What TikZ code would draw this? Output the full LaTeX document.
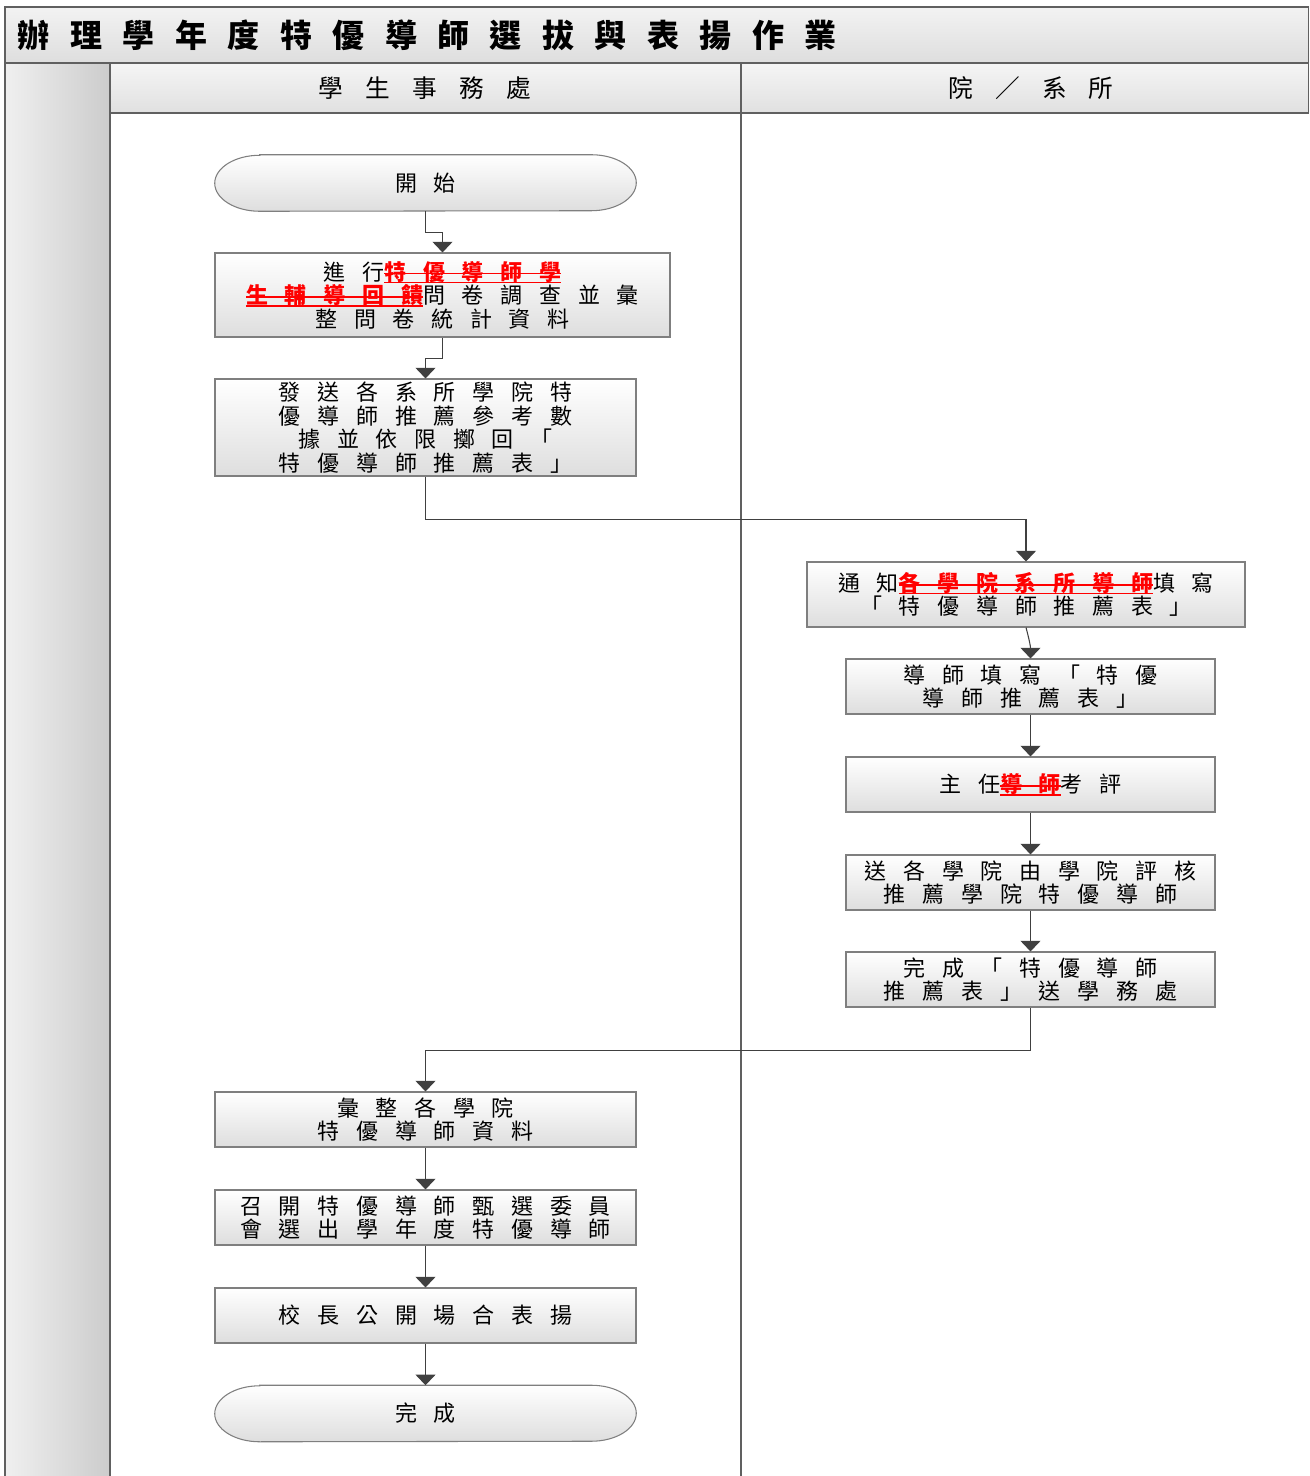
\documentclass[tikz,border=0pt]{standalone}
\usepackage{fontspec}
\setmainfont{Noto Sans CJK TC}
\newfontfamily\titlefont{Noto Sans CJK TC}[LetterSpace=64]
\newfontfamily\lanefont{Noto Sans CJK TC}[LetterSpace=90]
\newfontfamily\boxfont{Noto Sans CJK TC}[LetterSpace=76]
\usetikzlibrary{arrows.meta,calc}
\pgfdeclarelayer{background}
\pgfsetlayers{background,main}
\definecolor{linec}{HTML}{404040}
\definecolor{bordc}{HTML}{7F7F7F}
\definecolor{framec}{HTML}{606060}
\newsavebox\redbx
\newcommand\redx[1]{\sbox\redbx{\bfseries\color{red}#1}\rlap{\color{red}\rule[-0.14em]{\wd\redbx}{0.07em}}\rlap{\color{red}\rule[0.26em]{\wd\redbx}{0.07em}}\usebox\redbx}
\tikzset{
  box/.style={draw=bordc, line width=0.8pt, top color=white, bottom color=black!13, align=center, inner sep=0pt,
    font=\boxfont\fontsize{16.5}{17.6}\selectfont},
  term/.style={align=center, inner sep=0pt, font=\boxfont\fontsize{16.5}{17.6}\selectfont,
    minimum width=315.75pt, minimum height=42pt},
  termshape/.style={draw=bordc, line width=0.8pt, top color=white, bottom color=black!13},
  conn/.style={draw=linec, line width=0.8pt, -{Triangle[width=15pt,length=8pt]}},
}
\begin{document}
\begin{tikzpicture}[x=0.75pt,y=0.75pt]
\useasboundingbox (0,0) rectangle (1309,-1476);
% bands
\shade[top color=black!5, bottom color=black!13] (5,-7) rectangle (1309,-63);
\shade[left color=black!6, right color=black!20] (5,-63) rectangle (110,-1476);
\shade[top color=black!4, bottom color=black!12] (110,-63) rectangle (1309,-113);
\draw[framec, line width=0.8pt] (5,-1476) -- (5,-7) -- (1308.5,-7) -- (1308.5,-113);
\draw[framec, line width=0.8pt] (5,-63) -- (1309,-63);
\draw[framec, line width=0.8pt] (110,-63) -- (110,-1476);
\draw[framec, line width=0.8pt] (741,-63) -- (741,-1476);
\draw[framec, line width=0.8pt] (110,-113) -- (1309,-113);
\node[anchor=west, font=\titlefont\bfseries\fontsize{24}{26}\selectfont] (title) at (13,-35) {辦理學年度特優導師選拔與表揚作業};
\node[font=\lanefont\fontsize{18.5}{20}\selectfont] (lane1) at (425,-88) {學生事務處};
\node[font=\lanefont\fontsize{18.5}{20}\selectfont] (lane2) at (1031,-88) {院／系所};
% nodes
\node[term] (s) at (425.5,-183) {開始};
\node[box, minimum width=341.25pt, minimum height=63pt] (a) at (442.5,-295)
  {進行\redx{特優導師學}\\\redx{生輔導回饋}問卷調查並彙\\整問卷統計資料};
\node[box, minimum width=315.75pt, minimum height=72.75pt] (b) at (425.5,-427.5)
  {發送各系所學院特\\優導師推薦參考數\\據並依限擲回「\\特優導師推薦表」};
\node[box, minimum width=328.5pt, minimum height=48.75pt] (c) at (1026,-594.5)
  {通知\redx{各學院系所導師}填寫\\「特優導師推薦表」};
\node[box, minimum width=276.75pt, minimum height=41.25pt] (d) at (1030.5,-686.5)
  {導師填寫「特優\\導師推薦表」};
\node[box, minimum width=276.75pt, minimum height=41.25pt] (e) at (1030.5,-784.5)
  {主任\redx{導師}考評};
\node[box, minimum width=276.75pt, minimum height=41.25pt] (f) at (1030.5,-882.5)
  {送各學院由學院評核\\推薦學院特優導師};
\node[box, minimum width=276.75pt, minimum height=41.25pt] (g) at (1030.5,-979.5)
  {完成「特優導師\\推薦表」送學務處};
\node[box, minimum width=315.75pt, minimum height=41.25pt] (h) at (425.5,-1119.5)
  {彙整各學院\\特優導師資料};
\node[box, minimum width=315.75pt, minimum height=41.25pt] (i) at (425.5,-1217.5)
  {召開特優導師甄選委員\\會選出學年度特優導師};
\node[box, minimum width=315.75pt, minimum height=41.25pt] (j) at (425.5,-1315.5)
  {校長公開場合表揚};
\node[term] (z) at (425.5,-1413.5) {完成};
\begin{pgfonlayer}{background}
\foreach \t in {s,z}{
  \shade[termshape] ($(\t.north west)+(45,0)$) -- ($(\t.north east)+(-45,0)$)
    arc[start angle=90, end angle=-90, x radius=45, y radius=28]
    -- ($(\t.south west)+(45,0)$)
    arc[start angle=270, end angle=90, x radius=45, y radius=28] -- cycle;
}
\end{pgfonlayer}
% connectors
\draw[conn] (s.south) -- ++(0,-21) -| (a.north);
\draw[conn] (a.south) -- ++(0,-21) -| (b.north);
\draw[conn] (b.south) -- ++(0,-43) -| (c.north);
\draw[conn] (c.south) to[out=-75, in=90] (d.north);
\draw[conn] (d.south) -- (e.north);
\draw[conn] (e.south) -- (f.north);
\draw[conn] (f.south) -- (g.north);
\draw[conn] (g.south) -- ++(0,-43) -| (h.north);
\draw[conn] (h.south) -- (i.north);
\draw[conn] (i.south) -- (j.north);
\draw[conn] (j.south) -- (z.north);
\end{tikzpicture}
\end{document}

_Brief_
Skipping the pictures, transcribe each line above exactly as it appears.

_Output_
What TikZ code would draw this? Output the full LaTeX document.
\documentclass[tikz,border=0pt]{standalone}
\usepackage{fontspec}
\setmainfont{Noto Sans CJK TC}
\newfontfamily\titlefont{Noto Sans CJK TC}[LetterSpace=64]
\newfontfamily\lanefont{Noto Sans CJK TC}[LetterSpace=90]
\newfontfamily\boxfont{Noto Sans CJK TC}[LetterSpace=76]
\usetikzlibrary{arrows.meta,calc}
\pgfdeclarelayer{background}
\pgfsetlayers{background,main}
\definecolor{linec}{HTML}{404040}
\definecolor{bordc}{HTML}{7F7F7F}
\definecolor{framec}{HTML}{606060}
\newsavebox\redbx
\newcommand\redx[1]{\sbox\redbx{\bfseries\color{red}#1}\rlap{\color{red}\rule[-0.14em]{\wd\redbx}{0.07em}}\rlap{\color{red}\rule[0.26em]{\wd\redbx}{0.07em}}\usebox\redbx}
\tikzset{
  box/.style={draw=bordc, line width=0.8pt, top color=white, bottom color=black!13, align=center, inner sep=0pt,
    font=\boxfont\fontsize{16.5}{17.6}\selectfont},
  term/.style={align=center, inner sep=0pt, font=\boxfont\fontsize{16.5}{17.6}\selectfont,
    minimum width=315.75pt, minimum height=42pt},
  termshape/.style={draw=bordc, line width=0.8pt, top color=white, bottom color=black!13},
  conn/.style={draw=linec, line width=0.8pt, -{Triangle[width=15pt,length=8pt]}},
}
\begin{document}
\begin{tikzpicture}[x=0.75pt,y=0.75pt]
\useasboundingbox (0,0) rectangle (1309,-1476);
% bands
\shade[top color=black!5, bottom color=black!13] (5,-7) rectangle (1309,-63);
\shade[left color=black!6, right color=black!20] (5,-63) rectangle (110,-1476);
\shade[top color=black!4, bottom color=black!12] (110,-63) rectangle (1309,-113);
\draw[framec, line width=0.8pt] (5,-1476) -- (5,-7) -- (1308.5,-7) -- (1308.5,-113);
\draw[framec, line width=0.8pt] (5,-63) -- (1309,-63);
\draw[framec, line width=0.8pt] (110,-63) -- (110,-1476);
\draw[framec, line width=0.8pt] (741,-63) -- (741,-1476);
\draw[framec, line width=0.8pt] (110,-113) -- (1309,-113);
\node[anchor=west, font=\titlefont\bfseries\fontsize{24}{26}\selectfont] (title) at (13,-35) {辦理學年度特優導師選拔與表揚作業};
\node[font=\lanefont\fontsize{18.5}{20}\selectfont] (lane1) at (425,-88) {學生事務處};
\node[font=\lanefont\fontsize{18.5}{20}\selectfont] (lane2) at (1031,-88) {院／系所};
% nodes
\node[term] (s) at (425.5,-183) {開始};
\node[box, minimum width=341.25pt, minimum height=63pt] (a) at (442.5,-295)
  {進行\redx{特優導師學}\\\redx{生輔導回饋}問卷調查並彙\\整問卷統計資料};
\node[box, minimum width=315.75pt, minimum height=72.75pt] (b) at (425.5,-427.5)
  {發送各系所學院特\\優導師推薦參考數\\據並依限擲回「\\特優導師推薦表」};
\node[box, minimum width=328.5pt, minimum height=48.75pt] (c) at (1026,-594.5)
  {通知\redx{各學院系所導師}填寫\\「特優導師推薦表」};
\node[box, minimum width=276.75pt, minimum height=41.25pt] (d) at (1030.5,-686.5)
  {導師填寫「特優\\導師推薦表」};
\node[box, minimum width=276.75pt, minimum height=41.25pt] (e) at (1030.5,-784.5)
  {主任\redx{導師}考評};
\node[box, minimum width=276.75pt, minimum height=41.25pt] (f) at (1030.5,-882.5)
  {送各學院由學院評核\\推薦學院特優導師};
\node[box, minimum width=276.75pt, minimum height=41.25pt] (g) at (1030.5,-979.5)
  {完成「特優導師\\推薦表」送學務處};
\node[box, minimum width=315.75pt, minimum height=41.25pt] (h) at (425.5,-1119.5)
  {彙整各學院\\特優導師資料};
\node[box, minimum width=315.75pt, minimum height=41.25pt] (i) at (425.5,-1217.5)
  {召開特優導師甄選委員\\會選出學年度特優導師};
\node[box, minimum width=315.75pt, minimum height=41.25pt] (j) at (425.5,-1315.5)
  {校長公開場合表揚};
\node[term] (z) at (425.5,-1413.5) {完成};
\begin{pgfonlayer}{background}
\foreach \t in {s,z}{
  \shade[termshape] ($(\t.north west)+(45,0)$) -- ($(\t.north east)+(-45,0)$)
    arc[start angle=90, end angle=-90, x radius=45, y radius=28]
    -- ($(\t.south west)+(45,0)$)
    arc[start angle=270, end angle=90, x radius=45, y radius=28] -- cycle;
}
\end{pgfonlayer}
% connectors
\draw[conn] (s.south) -- ++(0,-21) -| (a.north);
\draw[conn] (a.south) -- ++(0,-21) -| (b.north);
\draw[conn] (b.south) -- ++(0,-43) -| (c.north);
\draw[conn] (c.south) to[out=-75, in=90] (d.north);
\draw[conn] (d.south) -- (e.north);
\draw[conn] (e.south) -- (f.north);
\draw[conn] (f.south) -- (g.north);
\draw[conn] (g.south) -- ++(0,-43) -| (h.north);
\draw[conn] (h.south) -- (i.north);
\draw[conn] (i.south) -- (j.north);
\draw[conn] (j.south) -- (z.north);
\end{tikzpicture}
\end{document}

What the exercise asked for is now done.